*AIM OF THE EXERCISE*: All of the data should be repeated exactly; pictures are not part of the copy.

━━━━━━━━━━━━━━━━━━━━

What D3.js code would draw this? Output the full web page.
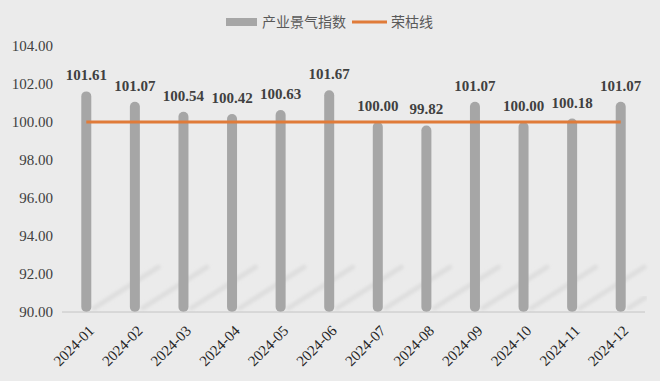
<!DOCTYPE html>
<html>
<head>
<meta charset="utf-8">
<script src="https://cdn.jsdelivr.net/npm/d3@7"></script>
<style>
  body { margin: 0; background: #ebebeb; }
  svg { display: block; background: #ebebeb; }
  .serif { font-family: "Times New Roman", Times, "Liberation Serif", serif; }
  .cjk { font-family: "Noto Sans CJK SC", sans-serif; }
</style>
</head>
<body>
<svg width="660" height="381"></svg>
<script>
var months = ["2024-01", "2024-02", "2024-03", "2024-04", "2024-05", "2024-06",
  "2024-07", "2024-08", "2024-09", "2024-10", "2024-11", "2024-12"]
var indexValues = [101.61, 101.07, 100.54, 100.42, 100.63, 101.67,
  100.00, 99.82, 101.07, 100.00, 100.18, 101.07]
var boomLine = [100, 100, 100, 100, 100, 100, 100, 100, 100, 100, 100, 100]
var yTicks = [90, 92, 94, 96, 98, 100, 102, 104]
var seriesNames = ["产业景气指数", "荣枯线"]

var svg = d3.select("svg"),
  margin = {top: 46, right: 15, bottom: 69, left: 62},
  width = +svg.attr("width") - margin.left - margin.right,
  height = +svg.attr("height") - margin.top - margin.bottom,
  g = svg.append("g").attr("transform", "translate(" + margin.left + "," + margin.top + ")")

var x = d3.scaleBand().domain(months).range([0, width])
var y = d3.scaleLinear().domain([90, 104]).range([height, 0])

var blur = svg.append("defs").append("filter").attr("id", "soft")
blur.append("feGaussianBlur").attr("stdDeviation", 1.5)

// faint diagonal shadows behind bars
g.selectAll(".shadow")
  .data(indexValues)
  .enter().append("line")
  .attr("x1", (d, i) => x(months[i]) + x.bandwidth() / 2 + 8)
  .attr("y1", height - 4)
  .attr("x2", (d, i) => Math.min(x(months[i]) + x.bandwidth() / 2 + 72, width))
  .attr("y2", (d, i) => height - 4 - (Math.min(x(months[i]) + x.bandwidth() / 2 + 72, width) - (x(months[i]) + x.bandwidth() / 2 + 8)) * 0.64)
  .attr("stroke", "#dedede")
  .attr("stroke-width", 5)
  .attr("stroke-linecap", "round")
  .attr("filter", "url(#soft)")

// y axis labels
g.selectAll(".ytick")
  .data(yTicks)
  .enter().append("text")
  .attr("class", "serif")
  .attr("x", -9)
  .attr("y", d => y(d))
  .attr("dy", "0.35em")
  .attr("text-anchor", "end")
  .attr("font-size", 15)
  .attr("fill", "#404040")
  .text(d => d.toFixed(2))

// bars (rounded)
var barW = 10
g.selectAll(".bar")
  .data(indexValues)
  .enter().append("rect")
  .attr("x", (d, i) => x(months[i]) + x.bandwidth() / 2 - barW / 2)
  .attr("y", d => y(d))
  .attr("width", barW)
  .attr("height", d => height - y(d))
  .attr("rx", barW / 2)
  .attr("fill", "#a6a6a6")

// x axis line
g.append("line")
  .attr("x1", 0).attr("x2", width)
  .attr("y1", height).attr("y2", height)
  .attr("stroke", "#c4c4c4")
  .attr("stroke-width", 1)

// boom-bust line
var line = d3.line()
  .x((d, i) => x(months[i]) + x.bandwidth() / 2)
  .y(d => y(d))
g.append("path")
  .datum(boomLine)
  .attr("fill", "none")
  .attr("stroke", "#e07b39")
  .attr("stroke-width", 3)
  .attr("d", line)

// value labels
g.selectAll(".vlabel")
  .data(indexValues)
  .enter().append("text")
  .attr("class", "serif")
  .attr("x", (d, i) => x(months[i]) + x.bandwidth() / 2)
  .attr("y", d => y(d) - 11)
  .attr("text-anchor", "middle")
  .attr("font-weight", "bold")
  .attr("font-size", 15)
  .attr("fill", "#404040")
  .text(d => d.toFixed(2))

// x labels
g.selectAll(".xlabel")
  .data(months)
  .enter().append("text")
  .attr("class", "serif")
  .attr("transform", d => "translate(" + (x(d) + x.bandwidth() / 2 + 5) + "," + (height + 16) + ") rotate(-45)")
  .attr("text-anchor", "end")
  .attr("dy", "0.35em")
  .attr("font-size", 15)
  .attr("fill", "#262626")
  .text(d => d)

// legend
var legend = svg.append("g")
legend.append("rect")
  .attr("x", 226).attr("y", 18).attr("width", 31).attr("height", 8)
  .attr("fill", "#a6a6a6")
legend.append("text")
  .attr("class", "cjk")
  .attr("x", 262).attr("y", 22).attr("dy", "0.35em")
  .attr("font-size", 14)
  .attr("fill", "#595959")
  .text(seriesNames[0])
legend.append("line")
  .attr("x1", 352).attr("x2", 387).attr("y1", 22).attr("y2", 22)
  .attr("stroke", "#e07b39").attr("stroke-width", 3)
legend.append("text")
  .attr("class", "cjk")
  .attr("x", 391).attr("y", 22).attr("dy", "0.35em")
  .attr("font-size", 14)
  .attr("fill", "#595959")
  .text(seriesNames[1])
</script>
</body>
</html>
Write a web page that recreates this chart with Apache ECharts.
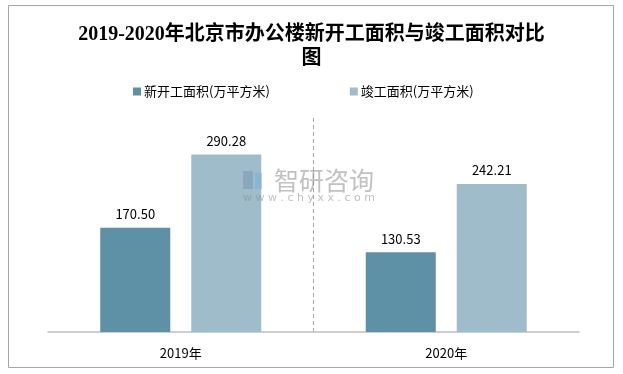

━━━━━━━━━━━━━━━━━━━━

*IN RESPONSE*:
What D3.js code would draw this? Output the full web page.
<!DOCTYPE html>
<html>
<head>
<meta charset="utf-8">
<script src="https://cdn.jsdelivr.net/npm/d3@7"></script>
<style>
  body { margin: 0; background: #ebebeb; }
  svg { display: block; background: #ebebeb; }
  .serif { font-family: "Times New Roman", Times, "Liberation Serif", serif; }
  .cjk { font-family: "Noto Sans CJK SC", sans-serif; }
</style>
</head>
<body>
<svg width="660" height="381"></svg>
<script>
var months = ["2024-01", "2024-02", "2024-03", "2024-04", "2024-05", "2024-06",
  "2024-07", "2024-08", "2024-09", "2024-10", "2024-11", "2024-12"]
var indexValues = [101.61, 101.07, 100.54, 100.42, 100.63, 101.67,
  100.00, 99.82, 101.07, 100.00, 100.18, 101.07]
var boomLine = [100, 100, 100, 100, 100, 100, 100, 100, 100, 100, 100, 100]
var yTicks = [90, 92, 94, 96, 98, 100, 102, 104]
var seriesNames = ["产业景气指数", "荣枯线"]

var svg = d3.select("svg"),
  margin = {top: 46, right: 15, bottom: 69, left: 62},
  width = +svg.attr("width") - margin.left - margin.right,
  height = +svg.attr("height") - margin.top - margin.bottom,
  g = svg.append("g").attr("transform", "translate(" + margin.left + "," + margin.top + ")")

var x = d3.scaleBand().domain(months).range([0, width])
var y = d3.scaleLinear().domain([90, 104]).range([height, 0])

var blur = svg.append("defs").append("filter").attr("id", "soft")
blur.append("feGaussianBlur").attr("stdDeviation", 1.5)

// faint diagonal shadows behind bars
g.selectAll(".shadow")
  .data(indexValues)
  .enter().append("line")
  .attr("x1", (d, i) => x(months[i]) + x.bandwidth() / 2 + 8)
  .attr("y1", height - 4)
  .attr("x2", (d, i) => Math.min(x(months[i]) + x.bandwidth() / 2 + 72, width))
  .attr("y2", (d, i) => height - 4 - (Math.min(x(months[i]) + x.bandwidth() / 2 + 72, width) - (x(months[i]) + x.bandwidth() / 2 + 8)) * 0.64)
  .attr("stroke", "#dedede")
  .attr("stroke-width", 5)
  .attr("stroke-linecap", "round")
  .attr("filter", "url(#soft)")

// y axis labels
g.selectAll(".ytick")
  .data(yTicks)
  .enter().append("text")
  .attr("class", "serif")
  .attr("x", -9)
  .attr("y", d => y(d))
  .attr("dy", "0.35em")
  .attr("text-anchor", "end")
  .attr("font-size", 15)
  .attr("fill", "#404040")
  .text(d => d.toFixed(2))

// bars (rounded)
var barW = 10
g.selectAll(".bar")
  .data(indexValues)
  .enter().append("rect")
  .attr("x", (d, i) => x(months[i]) + x.bandwidth() / 2 - barW / 2)
  .attr("y", d => y(d))
  .attr("width", barW)
  .attr("height", d => height - y(d))
  .attr("rx", barW / 2)
  .attr("fill", "#a6a6a6")

// x axis line
g.append("line")
  .attr("x1", 0).attr("x2", width)
  .attr("y1", height).attr("y2", height)
  .attr("stroke", "#c4c4c4")
  .attr("stroke-width", 1)

// boom-bust line
var line = d3.line()
  .x((d, i) => x(months[i]) + x.bandwidth() / 2)
  .y(d => y(d))
g.append("path")
  .datum(boomLine)
  .attr("fill", "none")
  .attr("stroke", "#e07b39")
  .attr("stroke-width", 3)
  .attr("d", line)

// value labels
g.selectAll(".vlabel")
  .data(indexValues)
  .enter().append("text")
  .attr("class", "serif")
  .attr("x", (d, i) => x(months[i]) + x.bandwidth() / 2)
  .attr("y", d => y(d) - 11)
  .attr("text-anchor", "middle")
  .attr("font-weight", "bold")
  .attr("font-size", 15)
  .attr("fill", "#404040")
  .text(d => d.toFixed(2))

// x labels
g.selectAll(".xlabel")
  .data(months)
  .enter().append("text")
  .attr("class", "serif")
  .attr("transform", d => "translate(" + (x(d) + x.bandwidth() / 2 + 5) + "," + (height + 16) + ") rotate(-45)")
  .attr("text-anchor", "end")
  .attr("dy", "0.35em")
  .attr("font-size", 15)
  .attr("fill", "#262626")
  .text(d => d)

// legend
var legend = svg.append("g")
legend.append("rect")
  .attr("x", 226).attr("y", 18).attr("width", 31).attr("height", 8)
  .attr("fill", "#a6a6a6")
legend.append("text")
  .attr("class", "cjk")
  .attr("x", 262).attr("y", 22).attr("dy", "0.35em")
  .attr("font-size", 14)
  .attr("fill", "#595959")
  .text(seriesNames[0])
legend.append("line")
  .attr("x1", 352).attr("x2", 387).attr("y1", 22).attr("y2", 22)
  .attr("stroke", "#e07b39").attr("stroke-width", 3)
legend.append("text")
  .attr("class", "cjk")
  .attr("x", 391).attr("y", 22).attr("dy", "0.35em")
  .attr("font-size", 14)
  .attr("fill", "#595959")
  .text(seriesNames[1])
</script>
</body>
</html>
Write a web page that recreates this chart with Apache ECharts.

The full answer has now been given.